I have a feeling The term "Constant Pressure" for a gas turbine engine, And the Term "Burner" used in your question, is slightly confusing to be able to clearly understand your query. Can you please specify if You Mean to ask about the Combustion Chamber where fuel and air is mixed and ignited, or the engine exhaust nozzle where there is a provision for "After Burners" in older jet engines. Know that the Jet Engine is termed as "Constant pressure" machine in comparison with the Piston Engine Combustion, where the pressure changes with every stroke, leading to a power stroke post combustion where the actual force is generated. When compared with Jet engine, the pressure in the Combustion Section of Jet Engine is almost constant, But before reaching Combustion Section (Through Compressor Air delivery) the pressure is made to increase with every stage of the compressors and the reason for this is to obtain high energy post combustion to generate enough force to move the turbines and to enable the Jet velocity Leaving the engine to be as high possible to be able to generate enough thrust (Newton's Third Law), and this is achieved by constructing the Engine Exhaust duct in the Convergent-Divergent shape, The reason best explained by the following paragraph from notes taken from one of the best books i have ever read, The following is as it is from the text book, all credits to the moderators.
"In the convergent exhaust duct, the shape of the duct accelerates the gas. In a turbo-jet, the gas flows at sub-sonic speed at low thrust levels only, at almost all levels above idle power the exhaust velocity reaches the speed of sound in relation to the exhaust gas temperature, at this point the nozzle is said to be ‘choked’. This means that no further increase in velocity can be obtained unless the temperature is increased. When the gas enters the convergent section of the convergent-divergent nozzle its velocity increases with a corresponding fall in static pressure. The gas velocity at this point now reaches the local speed of sound (Mach 1). As the gas flows into the divergent section it progressively accelerates towards the open exit, the reaction to this increase in momentum is a pressure force acting on the inside wall of the nozzle. A component of this force which acts parallel to the longitudinal axis of the nozzle produces the further increase in thrust."

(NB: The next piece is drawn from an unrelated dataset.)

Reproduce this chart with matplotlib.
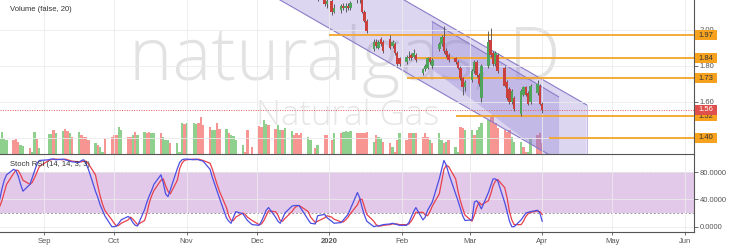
import numpy as np
import pandas as pd
import matplotlib
matplotlib.use('Agg')
import matplotlib.pyplot as plt
import matplotlib.dates as mdates
from matplotlib.patches import Rectangle

# trading days, Aug 13 2019 - Apr 1 2020
holidays = pd.to_datetime(['2019-09-02', '2019-11-28', '2019-12-25', '2020-01-01'])
days = pd.bdate_range('2019-08-13', '2020-04-01')
days = days[~days.isin(holidays)]

# volume (x10k contracts) and up/down colour of each day
volume = [15, 22, 15, 14, 14, 15, 12, 9, 8, 6,
          2, 22, 15, 6, 20, 20, 24, 21, 23, 25,
          23, 21, 17, 22, 19, 17, 17, 14, 11, 9,
          7, 2, 16, 17, 19, 19, 27, 24, 17, 17,
          19, 22, 19, 22, 21, 22, 21, 21, 21, 17,
          14, 14, 11, 11, 2, 31, 30, 31, 31, 30,
          31, 37, 29, 27, 24, 24, 31, 25, 25, 21,
          19, 18, 14, 9, 2, 24, 7, 28, 27, 34,
          30, 29, 25, 29, 24, 24, 26, 23, 19, 21,
          19, 21, 17, 14, 6, 9, 19, 19, 14, 21,
          21, 22, 23, 22, 23, 21, 21, 21, 21, 22,
          12, 19, 17, 16, 12, 11, 7, 2, 14, 21,
          14, 21, 21, 21, 21, 17, 21, 17, 14, 11,
          21, 14, 11, 12, 14, 7, 2, 27, 26, 24,
          24, 19, 24, 27, 31, 34, 37, 39, 31, 26,
          24, 22, 24, 17, 12, 12, 7, 2, 2, 16,
          19, 21, 11]
vol_dir = ("ggggrrrggr" "ggrgggrggr" "rgrgrrrrgr" "ggrrrrggrr"
           "grggrrggrg" "ggrgggrggg" "rrrrggrrgr" "ggggrrrrrg"
           "grrggrggrr" "rrggrgrrrg" "rggggrrrrr" "grggrrgrrg"
           "rrrgrrrrgr" "ggrgrggrrg" "grggggrrrr" "rrrgggrrgg" "rrr")

# Stoch RSI %K (blue) and %D (red)
stoch_k = [39, 55, 68, 76, 84, 82, 74, 62, 52, 62, 72, 82, 92, 97,
           98, 99, 99, 98, 99, 98, 97, 96, 95, 94, 97, 98, 92, 84, 52, 43, 32, 24, 16, 0,
           0, 1, 5, 10, 15, 12, 6, 2, 1, 25, 36, 45, 53, 62, 76, 64, 48, 44, 54, 85, 94, 98, 99,
           99, 98, 99, 98, 97, 96, 84, 72, 62, 52, 42, 13, 8, 5, 14, 22, 19, 14, 9, 3,
           2, 8, 16, 24, 28, 14, 8, 5, 12, 20, 30, 31, 31, 31, 26, 10, 5, 4, 16, 18, 13,
           8, 5, 6, 10, 14, 18, 26, 50, 42, 28, 17, 8, 0, 1, 1, 2, 3, 4, 5, 4, 3, 2,
           2, 6, 14, 22, 28, 10, 14, 24, 30, 36, 70, 84, 97, 90, 78, 48, 38, 27, 16, 9,
           10, 36, 38, 33, 26, 50, 60, 70, 70, 67, 35, 22, 8, 0, 0, 10, 15, 20, 21, 22, 24, 20,
           8]
stoch_d = [29, 38, 50, 62, 78, 83, 82, 76, 68, 62, 65, 72, 80, 88,
           97, 98, 99, 99, 98, 99, 98, 97, 96, 95, 95, 96, 96, 92, 76, 60, 45, 33, 24, 10,
           5, 1, 2, 5, 10, 14, 11, 7, 3, 9, 20, 35, 45, 53, 68, 70, 60, 52, 48, 68, 85, 93, 97,
           98, 99, 98, 99, 98, 97, 93, 84, 73, 62, 52, 28, 16, 9, 9, 14, 20, 18, 14, 9,
           3, 4, 9, 16, 23, 22, 17, 9, 8, 12, 22, 27, 30, 31, 29, 22, 14, 6, 8, 13, 16,
           14, 11, 7, 7, 10, 14, 19, 32, 40, 40, 29, 18, 8, 3, 1, 1, 2, 3, 4, 4, 4, 3,
           3, 4, 8, 14, 21, 21, 17, 16, 22, 30, 48, 66, 84, 90, 88, 70, 52, 38, 27, 17,
           8, 17, 28, 36, 32, 38, 48, 60, 67, 69, 57, 42, 22, 10, 3, 3, 8, 15, 19, 21, 23, 22,
           18]

# daily candles from Dec 23 2019
candle_start = '2019-12-23'
opens = [2.24, 2.22, 2.20, 2.22, 2.19, 2.14,
         2.16, 2.10, 2.11, 2.13, 2.12, 2.13, 2.12, 2.17, 2.19, 2.17, 2.10, 2.05,
         1.89, 1.93, 1.90, 1.95, 1.93, 1.95, 1.91, 1.92, 1.87, 1.84,
         1.82, 1.85, 1.86, 1.85, 1.86, 1.76, 1.78, 1.79, 1.84, 1.80,
         1.89, 1.92, 1.96, 1.88, 1.86, 1.84, 1.82, 1.79, 1.73, 1.68,
         1.72, 1.77, 1.82, 1.75, 1.62, 1.80, 1.94, 1.87, 1.81, 1.86,
         1.79, 1.71, 1.67, 1.60, 1.62, 1.53, 1.64, 1.68, 1.65, 1.60, 1.65, 1.69,
         1.59]
highs = [2.27, 2.25, 2.24, 2.24, 2.20, 2.18,
         2.18, 2.14, 2.14, 2.15, 2.15, 2.15, 2.16, 2.20, 2.21, 2.18, 2.11, 2.06,
         1.95, 1.95, 1.94, 1.96, 1.94, 1.97, 1.94, 1.93, 1.88, 1.85,
         1.86, 1.88, 1.87, 1.89, 1.87, 1.79, 1.81, 1.85, 1.85, 1.84,
         1.93, 1.97, 2.02, 1.90, 1.87, 1.85, 1.83, 1.80, 1.74, 1.72,
         1.78, 1.83, 1.83, 1.76, 1.81, 1.99, 2.01, 1.88, 1.88, 1.87,
         1.80, 1.72, 1.68, 1.67, 1.63, 1.67, 1.69, 1.69, 1.66, 1.70, 1.72, 1.70,
         1.60]
lows = [2.20, 2.18, 2.17, 2.16, 2.13, 2.12,
        2.08, 2.09, 2.09, 2.11, 2.10, 2.11, 2.11, 2.15, 2.15, 2.09, 2.04, 1.98,
        1.88, 1.90, 1.89, 1.91, 1.87, 1.89, 1.90, 1.86, 1.80, 1.80,
        1.81, 1.83, 1.83, 1.84, 1.82, 1.75, 1.77, 1.78, 1.81, 1.79,
        1.88, 1.91, 1.87, 1.85, 1.82, 1.81, 1.78, 1.72, 1.64, 1.66,
        1.71, 1.76, 1.74, 1.69, 1.60, 1.79, 1.85, 1.80, 1.80, 1.76,
        1.68, 1.61, 1.59, 1.59, 1.55, 1.52, 1.63, 1.63, 1.58, 1.59, 1.64, 1.58,
        1.54]
closes = [2.22, 2.20, 2.22, 2.17, 2.14, 2.16,
          2.10, 2.12, 2.13, 2.12, 2.13, 2.12, 2.15, 2.19, 2.17, 2.10, 2.05, 1.99,
          1.93, 1.91, 1.93, 1.92, 1.88, 1.90, 1.93, 1.87, 1.81, 1.81,
          1.85, 1.84, 1.84, 1.87, 1.83, 1.78, 1.80, 1.84, 1.82, 1.83,
          1.92, 1.96, 1.88, 1.86, 1.83, 1.82, 1.79, 1.73, 1.68, 1.71,
          1.77, 1.82, 1.75, 1.70, 1.80, 1.93, 1.86, 1.81, 1.87, 1.77,
          1.69, 1.62, 1.60, 1.66, 1.56, 1.66, 1.68, 1.64, 1.59, 1.69, 1.70, 1.59,
          1.555]

# horizontal support / resistance lines
levels = [1.97, 1.84, 1.73, 1.52, 1.40]
level_labels = ['1.97', '1.84', '1.73', '1.52', '1.40']
level_start = ['2020-01-01', '2020-02-07', '2020-02-03', '2020-02-24', '2020-04-04']
last_price = 1.555
last_label = '1.56'

# drawn channels
big_chan_dates = ['2019-12-01', '2020-04-20']
big_chan_upper = [2.633, 1.583]
big_chan_lower = [2.238, 1.188]
small_chan_dates = ['2020-02-14', '2020-04-08']
small_chan_upper = [2.044, 1.628]
small_chan_lower = [1.78, 1.25]

month_ticks = pd.date_range('2019-09-01', '2020-06-01', freq='MS')
month_labels = ['Sep', 'Oct', 'Nov', 'Dec', '2020', 'Feb', 'Mar', 'Apr', 'May', 'Jun']

W, H = 730, 247
fig = plt.figure(figsize=(W / 100, H / 100), dpi=100)
fig.patch.set_facecolor('white')
plt.rcParams['font.family'] = ['Liberation Sans', 'DejaVu Sans']

rect_main = [0, 1 - 154 / H, 694 / W, 154 / H]
ax_vol = fig.add_axes(rect_main)
ax = fig.add_axes(rect_main)
ax_st = fig.add_axes([0, 1 - 232 / H, 694 / W, 77 / H])
ax_vol.set_zorder(0)
ax.set_zorder(1)
ax.patch.set_visible(False)

sep1 = mdates.date2num(pd.Timestamp('2019-09-01'))
xlim = (sep1 - 18.81, sep1 + 277.9)
ylim = (1.311, 2.164)
x = mdates.date2num(days)
mt = mdates.date2num(month_ticks)
grid_c = '#ebebeb'
axis_c = '#555555'
txt_c = '#555555'

# watermark + volume (bottom layer)
ax_vol.set_xlim(xlim)
ax_vol.set_ylim(0, 154)
ax_vol.set_axis_off()
ax_vol.text(129 / 694, 74 / 154, 'naturalgas, D', transform=ax_vol.transAxes,
            fontsize=53, color='#e2e2e2', family='Open Sans', fontweight='light',
            ha='left', va='baseline', zorder=0)
ax_vol.text(256 / 694, 29 / 154, 'Natural Gas', transform=ax_vol.transAxes,
            fontsize=25, color='#e6e6e6', family='Open Sans', fontweight='light',
            ha='left', va='baseline', zorder=0)
vcols = ['#8fd08f' if c == 'g' else '#f69592' for c in vol_dir]
ax_vol.bar(x, volume, width=1.0, color=vcols, zorder=2)

# price panel
ax.set_xlim(xlim)
ax.set_ylim(ylim)
for s in ['top', 'left']:
    ax.spines[s].set_visible(False)
for s in ['right', 'bottom']:
    ax.spines[s].set_color(axis_c)
    ax.spines[s].set_linewidth(0.8)
ax.set_xticks(mt)
ax.tick_params(axis='x', length=0, labelbottom=False)
ax.yaxis.tick_right()
ax.set_yticks([1.4, 1.6, 1.8, 2.0])
ax.set_yticklabels(['%.2f' % v for v in [1.4, 1.6, 1.8, 2.0]])
ax.tick_params(axis='y', length=3, width=0.6, color=axis_c, labelsize=5.5,
               labelcolor=txt_c, pad=1)
ax.grid(True, color=grid_c, lw=0.6, zorder=0)

# channels
bd = mdates.date2num(pd.to_datetime(big_chan_dates))
ax.fill_between(bd, big_chan_lower, big_chan_upper, color='#8c78d2', alpha=0.3,
                lw=0, zorder=1)
ax.plot(bd, big_chan_upper, color='#8a7cc8', lw=0.8, zorder=1)
ax.plot(bd, big_chan_lower, color='#8a7cc8', lw=0.8, zorder=1)
ax.plot([bd[1], bd[1]], [big_chan_lower[1], big_chan_upper[1]], color='#b9b0e0', lw=0.6, zorder=1)
sd = mdates.date2num(pd.to_datetime(small_chan_dates))
ax.fill_between(sd, small_chan_lower, small_chan_upper, color='#8c78d2', alpha=0.3,
                lw=0, zorder=1)
ax.plot(sd, small_chan_upper, color='#8a7cc8', lw=0.8, zorder=1)
ax.plot([sd[0], sd[0]], [small_chan_lower[0], small_chan_upper[0]], color='#9d90d4', lw=0.6, zorder=1)

# levels
for lv, st in zip(levels, level_start):
    ax.plot([mdates.date2num(pd.Timestamp(st)), xlim[1]], [lv, lv], color='#f5a52a',
            lw=1.3, zorder=3, solid_capstyle='butt')
ax.axhline(last_price, color='#e05a5a', lw=0.7, ls=(0, (1, 1.5)), zorder=3)

# candles
cx = mdates.date2num(days[days >= pd.Timestamp(candle_start)])
o = np.array(opens)
c = np.array(closes)
up = c >= o
ccol = np.where(up, '#4fa45c', '#c9403d')
ax.vlines(cx, lows, highs, color='#4a4a4a', lw=0.6, zorder=4)
body = np.maximum(np.abs(c - o), 0.004)
ax.bar(cx, body, bottom=np.minimum(o, c), width=1.1, color=ccol, lw=0, zorder=5)

# right-axis price labels (boxes 22 px wide, 10 px tall)
box_w = 22 / 694
box_h = 10 / 154 * (ylim[1] - ylim[0])
ytr = ax.get_yaxis_transform()


def price_tag(val, lab, face, tcol, z):
    ax.add_patch(Rectangle((1.0 + 1 / 694, val - box_h / 2), box_w, box_h,
                           transform=ytr, fc=face, ec='none', clip_on=False, zorder=z))
    ax.text(1.0 + 1 / 694 + box_w / 2, val, lab, transform=ytr, ha='center',
            va='center', fontsize=5.5, color=tcol, clip_on=False, zorder=z + 0.5)


for lv, lab in zip(levels, level_labels):
    price_tag(lv, lab, '#f7a21f', '#333333', 6)
price_tag(last_price, last_label, '#df4f4c', 'white', 7)

ax.text(10 / 694, 1 - 9 / 154, 'Volume (false, 20)', transform=ax.transAxes,
        fontsize=5.5, color='#333333', ha='left', va='center', zorder=8)

# Stoch RSI panel
ax_st.set_xlim(xlim)
ax_st.set_ylim(-7.8, 105)
ax_st.axhspan(20, 80, color='#e3c9e9', lw=0, zorder=0)
ax_st.axhline(20, color='#999999', lw=0.7, ls=(0, (2, 2)), zorder=1)
ax_st.axhline(80, color='#999999', lw=0.7, ls=(0, (2, 2)), zorder=1)
ax_st.plot(x, stoch_d, color='#e8404a', lw=0.9, zorder=3)
ax_st.plot(x, stoch_k, color='#4b4ee3', lw=0.9, zorder=4)
for s in ['top', 'left']:
    ax_st.spines[s].set_visible(False)
for s in ['right', 'bottom']:
    ax_st.spines[s].set_color(axis_c)
    ax_st.spines[s].set_linewidth(0.8)
ax_st.yaxis.tick_right()
ax_st.set_yticks([0, 40, 80])
ax_st.set_yticklabels(['0.0000', '40.0000', '80.0000'])
ax_st.tick_params(axis='y', length=3, width=0.6, color=axis_c, labelsize=5.5,
                  labelcolor=txt_c, pad=1)
ax_st.set_xticks(mt)
ax_st.set_xticklabels(month_labels)
ax_st.tick_params(axis='x', length=2, width=0.6, color=axis_c, labelsize=5.5,
                  labelcolor=txt_c, pad=2)
ax_st.get_xticklabels()[4].set_fontweight('bold')
ax_st.grid(True, color=grid_c, lw=0.6, zorder=0)
ax_st.text(10 / 694, 1 - 10 / 77, 'Stoch RSI (14, 14, 3, 3)', transform=ax_st.transAxes,
           fontsize=5.5, color='#333333', ha='left', va='center', zorder=8)

fig.savefig('out.png', dpi=100)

Pressure is kept Constant In the combustion chamber by not allowing the gases to escape from anywhere but to allow them to move forward only, remember there is a slight decrease in pressure during this but then the drop is considered to be negligible, and it is also made sure that the pressure at compressor delivery is high all the time thus facilitating the High to Low flow of pressure.
There are times when the air mass and pressure supposed to be in the combustion chamber returns to the compressor thus resulting into a probable surge and or a stall. But this only happen when the compressor has problems with its blades or rotation or contamination.